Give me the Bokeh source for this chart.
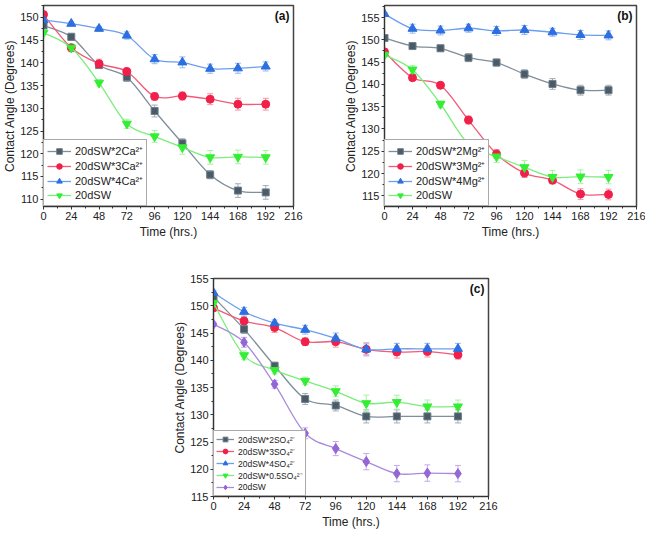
import numpy as np
from bokeh.plotting import figure
from bokeh.models import (ColumnDataSource, Whisker, TeeHead, FixedTicker,
                          SingleIntervalTicker, Legend, LegendItem, Label, Spacer, Range1d)
from bokeh.layouts import row, column
from bokeh.embed import file_html
from bokeh.resources import INLINE

# ---------------- data ----------------
time_hrs = [0, 24, 48, 72, 96, 120, 144, 168, 192]
x_ticks = [0, 24, 48, 72, 96, 120, 144, 168, 192, 216]
x_minor = [12, 36, 60, 84, 108, 132, 156, 180, 204]

# 20dSW (common to all panels)
dsw = [146.6, 143.3, 135.6, 126.6, 123.8, 121.4, 119.2, 119.3, 119.2]
dsw_err = [0.4, 0.9, 0.7, 1.0, 1.3, 1.5, 1.5, 1.5, 1.5]

# panel (a) - Ca2+
ca2 = [148.2, 145.7, 139.5, 136.8, 129.4, 122.3, 115.4, 111.9, 111.5]
ca2_err = [0.6, 0.8, 0.6, 0.9, 1.3, 1.0, 0.9, 1.5, 1.5]
ca3 = [150.6, 143.3, 139.8, 138.1, 132.6, 132.7, 132.0, 130.9, 130.9]
ca3_err = [0.5, 0.7, 1.0, 0.6, 0.8, 0.9, 1.2, 1.3, 1.3]
ca4 = [149.4, 148.6, 147.5, 146.0, 140.8, 140.1, 138.7, 138.8, 139.2]
ca4_err = [0.5, 0.4, 0.5, 0.8, 1.0, 1.2, 1.0, 1.1, 1.0]

# panel (b) - Mg2+
mg2 = [150.4, 148.6, 148.1, 146.0, 144.9, 142.3, 140.1, 138.7, 138.7]
mg2_err = [0.6, 0.5, 0.7, 0.9, 0.8, 1.0, 1.2, 1.1, 1.1]
mg3 = [147.3, 141.5, 139.8, 132.0, 124.4, 120.1, 118.5, 115.4, 115.3]
mg3_err = [0.5, 0.6, 0.6, 0.9, 1.0, 1.0, 0.8, 1.2, 1.2]
mg4 = [155.8, 152.5, 152.1, 152.6, 152.0, 152.2, 151.7, 151.1, 151.0]
mg4_err = [0.3, 1.0, 1.0, 0.9, 1.0, 1.0, 0.9, 1.0, 1.0]

# panel (c) - SO4 2-
so2 = [151.6, 145.7, 139.0, 132.9, 131.7, 129.7, 129.7, 129.7, 129.7]
so2_err = [0.6, 0.8, 0.6, 1.0, 1.0, 1.2, 1.2, 1.2, 1.2]
so3 = [149.6, 147.2, 146.0, 143.4, 143.4, 142.0, 141.5, 141.6, 141.0]
so3_err = [0.5, 0.8, 0.9, 0.7, 1.0, 1.2, 1.1, 1.0, 0.8]
so4 = [152.4, 148.9, 146.8, 145.6, 144.0, 142.0, 142.1, 142.1, 142.1]
so4_err = [0.4, 0.8, 0.6, 0.8, 1.0, 1.0, 1.0, 1.0, 1.0]
so05 = [150.5, 140.9, 138.2, 136.2, 134.3, 132.1, 132.3, 131.5, 131.5]
so05_err = [0.4, 0.8, 0.7, 0.7, 1.0, 1.5, 1.3, 1.2, 1.2]

labels_a = ["20dSW*2Ca²⁺", "20dSW*3Ca²⁺", "20dSW*4Ca²⁺", "20dSW"]
labels_b = ["20dSW*2Mg²⁺", "20dSW*3Mg²⁺", "20dSW*4Mg²⁺", "20dSW"]
labels_c = ["20dSW*2SO₄²⁻", "20dSW*3SO₄²⁻", "20dSW*4SO₄²⁻", "20dSW*0.5SO₄²⁻", "20dSW"]

# ---------------- styles ----------------
STY = {
    "gray":   dict(marker="square", size=7, fill="#4a5a66", edge="#6f7f8b", curve="#7f8e9a", err="#a3adb6"),
    "red":    dict(marker="circle", size=8, fill="#f0204a", edge="#f0204a", curve="#f25a78", err="#f596a6"),
    "blue":   dict(marker="triangle", size=9, fill="#2d6fe0", edge="#2d6fe0", curve="#6c9ef0", err="#93b8f2"),
    "green":  dict(marker="inverted_triangle", size=9, fill="#33ee33", edge="#33ee33", curve="#7aee7a", err="#a4f2a4"),
    "purple": dict(marker="diamond", size=10, fill="#9566d6", edge="#9566d6", curve="#a98ae0", err="#c2aaea"),
}
FONT = "Liberation Sans"


def bez_controls(xs, ys):
    x = np.asarray(xs, float)
    y = np.asarray(ys, float)
    n = len(x)
    xp = np.concatenate([[x[0]], x, [x[-1]]])
    yp = np.concatenate([[y[0]], y, [y[-1]]])
    d = {"x0": [], "y0": [], "x1": [], "y1": [], "cx0": [], "cy0": [], "cx1": [], "cy1": []}
    for i in range(n - 1):
        p0x, p0y = xp[i], yp[i]
        p1x, p1y = xp[i + 1], yp[i + 1]
        p2x, p2y = xp[i + 2], yp[i + 2]
        p3x, p3y = xp[i + 3], yp[i + 3]
        d["x0"].append(p1x); d["y0"].append(p1y)
        d["x1"].append(p2x); d["y1"].append(p2y)
        d["cx0"].append(p1x + (p2x - p0x) / 6.0); d["cy0"].append(p1y + (p2y - p0y) / 6.0)
        d["cx1"].append(p2x - (p3x - p1x) / 6.0); d["cy1"].append(p2y - (p3y - p1y) / 6.0)
    return d


def make_panel(series, y_lo, y_hi, tag, width, height, borders, legend_cfg):
    bl, br, bt, bb = borders
    p = figure(width=width, height=height, output_backend="svg", toolbar_location=None,
               title=None,
               x_range=Range1d(0, 216), y_range=Range1d(y_lo, y_hi),
               min_border_left=bl, min_border_right=br, min_border_top=bt, min_border_bottom=bb)
    p.outline_line_color = "#444444"
    p.outline_line_width = 1.5
    p.xgrid.visible = False
    p.ygrid.visible = False
    p.xaxis.ticker = FixedTicker(ticks=x_ticks, minor_ticks=x_minor)
    p.yaxis.ticker = SingleIntervalTicker(interval=5, num_minor_ticks=2)
    for ax in (p.xaxis[0], p.yaxis[0]):
        ax.axis_line_color = "#333333"
        ax.major_tick_line_color = "#333333"
        ax.minor_tick_line_color = "#333333"
        ax.major_tick_in = 0
        ax.major_tick_out = 3
        ax.minor_tick_in = 0
        ax.minor_tick_out = 2
        ax.major_label_text_font = FONT
        ax.major_label_text_font_size = "11px"
        ax.major_label_text_color = "#222222"
        ax.major_label_standoff = 2
        ax.axis_label_text_font = FONT
        ax.axis_label_text_font_size = "12px"
        ax.axis_label_text_font_style = "normal"
        ax.axis_label_text_color = "#222222"
        ax.axis_label_standoff = 2
    p.yaxis.axis_label_standoff = 0
    p.xaxis.axis_label = "Time (hrs.)"
    p.yaxis.axis_label = "Contact Angle (Degrees)"

    items = []
    for (vals, errs, key, lab) in series:
        s = STY[key]
        src = ColumnDataSource(dict(x=time_hrs, y=vals,
                                    up=[v + e for v, e in zip(vals, errs)],
                                    lo=[v - e for v, e in zip(vals, errs)]))
        w = Whisker(base="x", upper="up", lower="lo", source=src, dimension="height",
                    line_color=s["err"], line_width=1,
                    upper_head=TeeHead(size=6, line_color=s["err"], line_width=1),
                    lower_head=TeeHead(size=6, line_color=s["err"], line_width=1))
        p.add_layout(w)
        bsrc = ColumnDataSource(bez_controls(time_hrs, vals))
        b = p.bezier(x0="x0", y0="y0", x1="x1", y1="y1", cx0="cx0", cy0="cy0",
                     cx1="cx1", cy1="cy1", source=bsrc, line_color=s["curve"], line_width=1.3)
        sc = p.scatter(x="x", y="y", source=src, marker=s["marker"], size=s["size"],
                       fill_color=s["fill"], line_color=s["edge"], line_width=1)
        items.append(LegendItem(label=lab, renderers=[b, sc]))

    fs, gw, lh, pad = legend_cfg
    leg = Legend(items=items, location="bottom_left", margin=0, padding=pad, spacing=0,
                 glyph_width=gw, glyph_height=lh, label_height=lh, label_standoff=4,
                 label_text_font=FONT, label_text_font_size=fs, label_text_color="#222222",
                 border_line_color="#555555", border_line_width=1,
                 background_fill_color="white", background_fill_alpha=1)
    p.add_layout(leg, "center")

    p.add_layout(Label(x=216, y=y_hi, x_offset=-4, y_offset=-3, text=tag,
                       text_align="right", text_baseline="top", text_font=FONT,
                       text_font_size="12px", text_font_style="bold", text_color="#111111"))
    return p


fa = make_panel([(ca2, ca2_err, "gray", labels_a[0]),
                 (ca3, ca3_err, "red", labels_a[1]),
                 (ca4, ca4_err, "blue", labels_a[2]),
                 (dsw, dsw_err, "green", labels_a[3])],
                108.4, 152.6, "(a)", 303, 246, (35, 10, 1, 40), ("11px", 24, 14, 3))

fb = make_panel([(mg2, mg2_err, "gray", labels_b[0]),
                 (mg3, mg3_err, "red", labels_b[1]),
                 (mg4, mg4_err, "blue", labels_b[2]),
                 (dsw, dsw_err, "green", labels_b[3])],
                112.6, 157.7, "(b)", 342, 246, (81, 9, 5, 36), ("11px", 24, 14, 3))

fc = make_panel([(so2, so2_err, "gray", labels_c[0]),
                 (so3, so3_err, "red", labels_c[1]),
                 (so4, so4_err, "blue", labels_c[2]),
                 (so05, so05_err, "green", labels_c[3]),
                 (dsw, dsw_err, "purple", labels_c[4])],
                115, 155, "(c)", 342, 286, (45, 22, 32, 36), ("8.5px", 18, 12, 2))

layout = column(row(fa, fb), row(Spacer(width=168, height=286), fc))

open("out.html", "w").write(file_html(layout, INLINE))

┄┄┄┄┄┄

### Work instructions:
Restate, line by line and word for word, everything from the top of the material through the line that contains "mg4_err = [0.3, 1.0, 1.0, 0.9, 1.0, 1.0, 0.9, 1.0, 1.0]". Leave pictures out.

### Worked solution:
Give me the Bokeh source for this chart.
import numpy as np
from bokeh.plotting import figure
from bokeh.models import (ColumnDataSource, Whisker, TeeHead, FixedTicker,
                          SingleIntervalTicker, Legend, LegendItem, Label, Spacer, Range1d)
from bokeh.layouts import row, column
from bokeh.embed import file_html
from bokeh.resources import INLINE

# ---------------- data ----------------
time_hrs = [0, 24, 48, 72, 96, 120, 144, 168, 192]
x_ticks = [0, 24, 48, 72, 96, 120, 144, 168, 192, 216]
x_minor = [12, 36, 60, 84, 108, 132, 156, 180, 204]

# 20dSW (common to all panels)
dsw = [146.6, 143.3, 135.6, 126.6, 123.8, 121.4, 119.2, 119.3, 119.2]
dsw_err = [0.4, 0.9, 0.7, 1.0, 1.3, 1.5, 1.5, 1.5, 1.5]

# panel (a) - Ca2+
ca2 = [148.2, 145.7, 139.5, 136.8, 129.4, 122.3, 115.4, 111.9, 111.5]
ca2_err = [0.6, 0.8, 0.6, 0.9, 1.3, 1.0, 0.9, 1.5, 1.5]
ca3 = [150.6, 143.3, 139.8, 138.1, 132.6, 132.7, 132.0, 130.9, 130.9]
ca3_err = [0.5, 0.7, 1.0, 0.6, 0.8, 0.9, 1.2, 1.3, 1.3]
ca4 = [149.4, 148.6, 147.5, 146.0, 140.8, 140.1, 138.7, 138.8, 139.2]
ca4_err = [0.5, 0.4, 0.5, 0.8, 1.0, 1.2, 1.0, 1.1, 1.0]

# panel (b) - Mg2+
mg2 = [150.4, 148.6, 148.1, 146.0, 144.9, 142.3, 140.1, 138.7, 138.7]
mg2_err = [0.6, 0.5, 0.7, 0.9, 0.8, 1.0, 1.2, 1.1, 1.1]
mg3 = [147.3, 141.5, 139.8, 132.0, 124.4, 120.1, 118.5, 115.4, 115.3]
mg3_err = [0.5, 0.6, 0.6, 0.9, 1.0, 1.0, 0.8, 1.2, 1.2]
mg4 = [155.8, 152.5, 152.1, 152.6, 152.0, 152.2, 151.7, 151.1, 151.0]
mg4_err = [0.3, 1.0, 1.0, 0.9, 1.0, 1.0, 0.9, 1.0, 1.0]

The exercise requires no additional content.